For The Record with Jeffery Leibach, Navigant

October 21  

Jeff Leibach is Director with Navigant’s Healthcare Strategic Solutions team, supporting clients as they manage the financial and strategic challenges in today’s rapidly changing healthcare landscape. Jeff’s areas of expertise include managed care negotiations, pricing and reimbursement analytics, and aligning clinical and financial leadership as providers and payers weigh the transition from fee-for-service to value-based care. Jeff has led development of several of Navigant’s proprietary analytic models that create actionable insights from large claims data sets. Additionally, Jeff leads training programs for health care executives focused on managed care strategy, value-based care, and negotiations independently and in collaboration with the Kellogg School of Management.

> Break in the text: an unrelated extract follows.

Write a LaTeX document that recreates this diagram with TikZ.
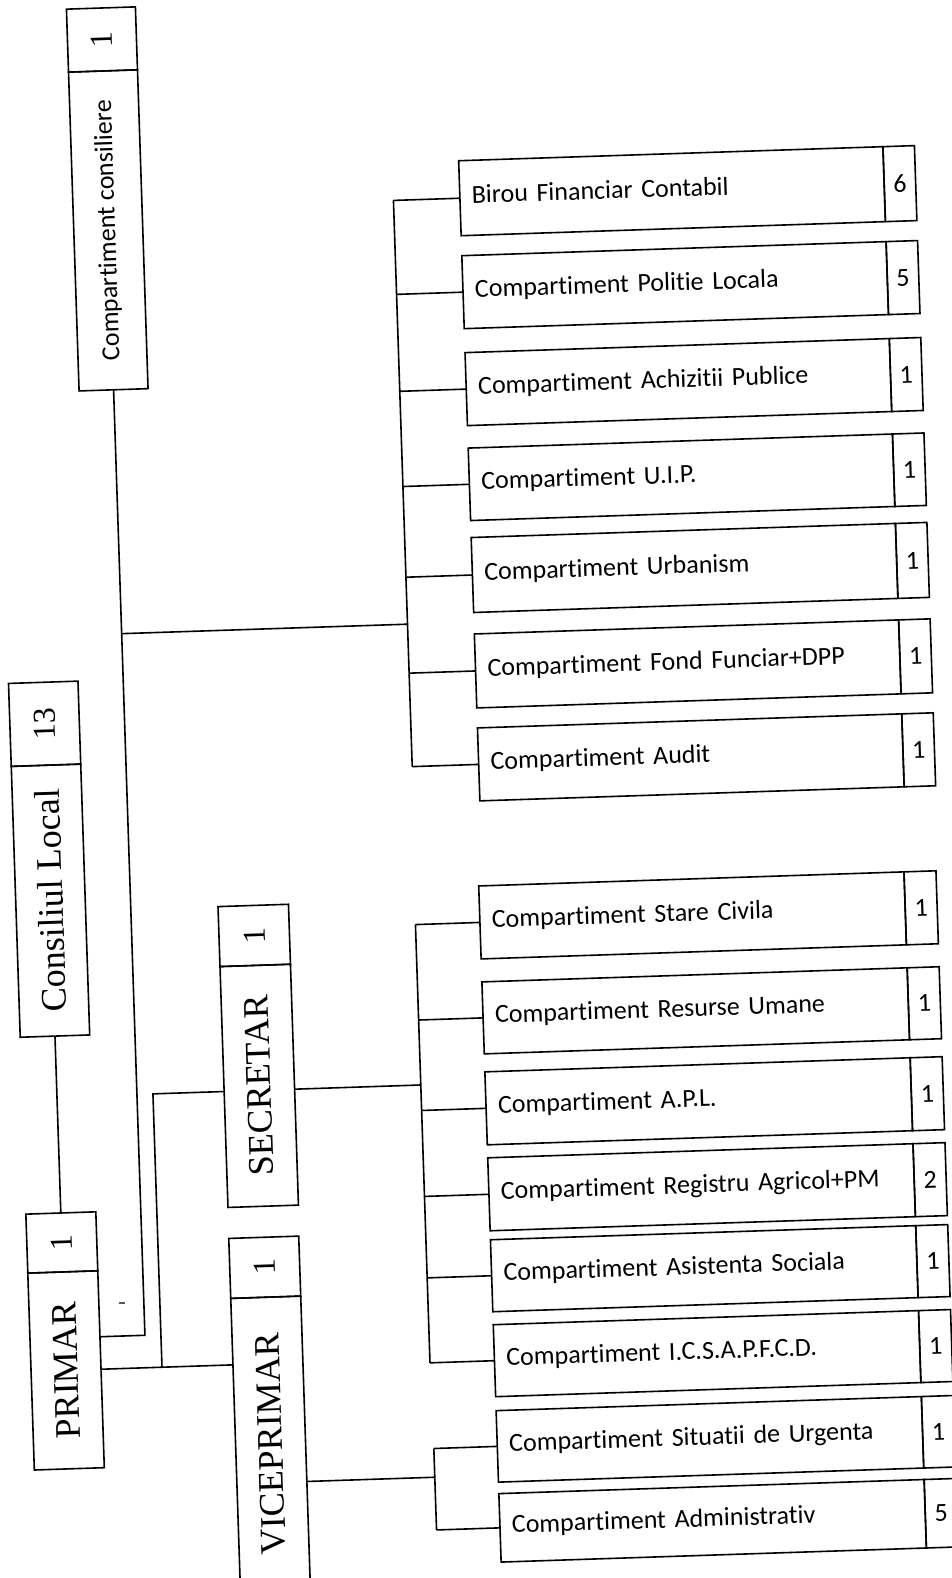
\documentclass[tikz,border=0pt]{standalone}
\usepackage{fontspec}
\setmainfont{Liberation Serif}
\newfontfamily\calib[Ligatures=NoCommon]{Carlito}
\begin{document}
\begin{tikzpicture}[x=1pt,y=-1pt,
  ln/.style={line width=1.6pt},
  rbox/.style={draw,line width=1.6pt,outer sep=0pt,inner xsep=12pt,inner ysep=0pt,
     font=\calib\fontsize{26}{30}\selectfont,align=left,anchor=north west,
     text height=17pt,text depth=6pt},
  g1/.style={rbox,text width=400.5pt},
  g2/.style={rbox,text width=401.5pt},
  ncell/.style={draw,line width=1.6pt,outer sep=0pt,inner sep=0pt,
     font=\calib\fontsize{26}{30}\selectfont,anchor=north west},
  n1/.style={ncell,minimum width=31.5pt},
  n2/.style={ncell,minimum width=32pt},
  lmain/.style={draw,line width=1.6pt,outer sep=0pt,inner sep=0pt,rotate=90,
     font=\fontsize{36}{40}\selectfont},
  lcell/.style={draw,line width=1.6pt,outer sep=0pt,inner sep=0pt,rotate=90,
     font=\fontsize{32}{36}\selectfont},
  smain/.style={lmain,font=\calib\fontsize{26}{30}\selectfont},
]
\useasboundingbox (0,0) rectangle (952,1578);
\fill[white] (0,0) rectangle (952,1578);
\begin{scope}[transform canvas={rotate around={1.9:(476,789)}}]
% left column
\node[lcell,minimum width=63pt,minimum height=69pt] (consN) at (127,27.5) {1};
\node[smain,minimum width=319pt,minimum height=69pt] (cons) at (127,218.5) {Compartiment consiliere};
\node[lcell,minimum width=83pt,minimum height=69.5pt] (clN) at (47,709.5) {13};
\node[lmain,minimum width=271pt,minimum height=69.5pt] (cl) at (47,886.5) {Consiliul Local};
\node[lcell,minimum width=59pt,minimum height=70pt] (prN) at (47,1228.5) {1};
\node[lmain,minimum width=197pt,minimum height=70pt] (pr) at (47,1356.5) {PRIMAR};
\node[lcell,minimum width=60pt,minimum height=70.5pt] (secN) at (249.5,928) {1};
\node[lmain,minimum width=241pt,minimum height=70.5pt] (sec) at (249.5,1078.5) {SECRETAR};
\node[lcell,minimum width=60pt,minimum height=70pt] (viceN) at (249,1260) {1};
\node[lmain,minimum width=294pt,minimum height=70pt] (vice) at (249,1437) {VICEPRIMAR};
% group 1
\node[g1,minimum height=75pt] (birou) at (479.5,160.5) {Birou Financiar Contabil};
\node[n1,minimum height=75pt] (birouN) at (birou.north east) {6};
\node[g1,minimum height=73pt] (politie) at (479.5,255.5) {Compartiment Politie Locala};
\node[n1,minimum height=73pt] (politieN) at (politie.north east) {5};
\node[g1,minimum height=73pt] (achiz) at (479.5,352.5) {Compartiment Achizitii Publice};
\node[n1,minimum height=73pt] (achizN) at (achiz.north east) {1};
\node[g1,minimum height=72.5pt] (uip) at (479.5,448) {Compartiment U.I.P.};
\node[n1,minimum height=72.5pt] (uipN) at (uip.north east) {1};
\node[g1,minimum height=75pt] (urban) at (479.5,537.5) {Compartiment Urbanism};
\node[n1,minimum height=75pt] (urbanN) at (urban.north east) {1};
\node[g1,minimum height=74pt] (fond) at (479.5,634) {Compartiment Fond Funciar+DPP};
\node[n1,minimum height=74pt] (fondN) at (fond.north east) {1};
\node[g1,minimum height=73pt] (audit) at (479.5,728) {Compartiment Audit};
\node[n1,minimum height=73pt] (auditN) at (audit.north east) {1};
% group 2
\node[g2,minimum height=73pt] (stare) at (475.5,886) {Compartiment Stare Civila};
\node[n2,minimum height=73pt] (stareN) at (stare.north east) {1};
\node[g2,minimum height=72pt] (resurse) at (475.5,982) {Compartiment Resurse Umane};
\node[n2,minimum height=72pt] (resurseN) at (resurse.north east) {1};
\node[g2,minimum height=73pt] (apl) at (475.5,1072) {Compartiment A.P.L.};
\node[n2,minimum height=73pt] (aplN) at (apl.north east) {1};
\node[g2,minimum height=73pt] (registru) at (475.5,1158) {Compartiment Registru Agricol+PM};
\node[n2,minimum height=73pt] (registruN) at (registru.north east) {2};
\node[g2,minimum height=72pt] (asist) at (475.5,1240) {Compartiment Asistenta Sociala};
\node[n2,minimum height=72pt] (asistN) at (asist.north east) {1};
\node[g2,minimum height=72pt] (ics) at (475.5,1325) {Compartiment I.C.S.A.P.F.C.D.};
\node[n2,minimum height=72pt] (icsN) at (ics.north east) {1};
\node[g2,minimum height=71.5pt] (situ) at (475.5,1411) {Compartiment Situatii de Urgenta};
\node[n2,minimum height=71.5pt] (situN) at (situ.north east) {1};
\node[g2,minimum height=68.5pt] (admin) at (475.5,1494) {Compartiment Administrativ};
\node[n2,minimum height=68.5pt] (adminN) at (admin.north east) {5};
% connectors
\draw[ln] (cl.west) -- (prN.east);
\coordinate (cb) at (127,1324);
\draw[ln] (cons.west) -- (cb) -- (cb -| pr.south);
\draw[line width=1.2pt] (102,1291) -- (108,1291);
\coordinate (t1) at (413,622);
\draw[ln] (cons.west |- t1) -- (t1);
\draw[ln] (birou.west -| t1) -- (audit.west -| t1);
\foreach \b in {birou,politie,achiz,uip,urban,fond,audit}
  \draw[ln] (\b.west -| t1) -- (\b.west);
\draw[ln] (pr.south) -- (pr.south -| vice.north);
\coordinate (sj) at (143,1083);
\draw[ln] (sj |- pr.south) -- (sj) -- (sj -| sec.north);
\coordinate (t2) at (411,1083);
\draw[ln] (sj -| sec.south) -- (t2);
\draw[ln] (stare.west -| t2) -- (ics.west -| t2);
\foreach \b in {stare,resurse,apl,registru,asist,ics}
  \draw[ln] (\b.west -| t2) -- (\b.west);
\coordinate (t3) at (412,1475.5);
\draw[ln] (t3 -| vice.south) -- (t3);
\draw[ln] (situ.west -| t3) -- (admin.west -| t3);
\foreach \b in {situ,admin}
  \draw[ln] (\b.west -| t3) -- (\b.west);
\end{scope}
\end{tikzpicture}
\end{document}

How do you define price transparency? 

Price transparency is the ability for patients, families, and providers to understand — without being a healthcare finance expert — the expected cost to the patient of a healthcare service before it is performed.  

What problem does price transparency address most directly?  

Price transparency addresses the inability of patients to easily shop for lower cost services between providers and appropriately weigh the financial implications of their care in their overall decision-making. Overall, this inability may cause patients to avoid healthcare services or to pay too much for a service available at other options. 

Does price transparency help usher in value-based care or does it function independently?  

Price transparency may be an accelerant to value-based care, but to date they have functioned largely independently. Value-based care can be delivered by reducing utilization or shifting sites of service to lower-cost sites without knowing the exact price or out-of-pocket cost of a service. 

Can healthcare ever be fully price transparent?  

Only to the extent that providers and patients are fully aware of the services they need. Unpredictable and emergent care will never be transparent, but certainly there can be significant improvements in the space of drugs, planned medical and surgical services, and physician services. 

Who benefits most from transparent pricing? For whom will it be most disruptive?  

Patients will benefit the most, followed closely by payers, who will benefit from patients selecting lower-cost providers and sites of care. Providers will benefit the least, as they will likely be pushed to reduce the prices on commoditized services. To date, managed care contracted rates between payers and providers have been largely confidential. If prices were to become fully transparent, these contracted rates would become public, and could potentially significantly disrupt payer/provider relationships and contractual rates in the short and long term.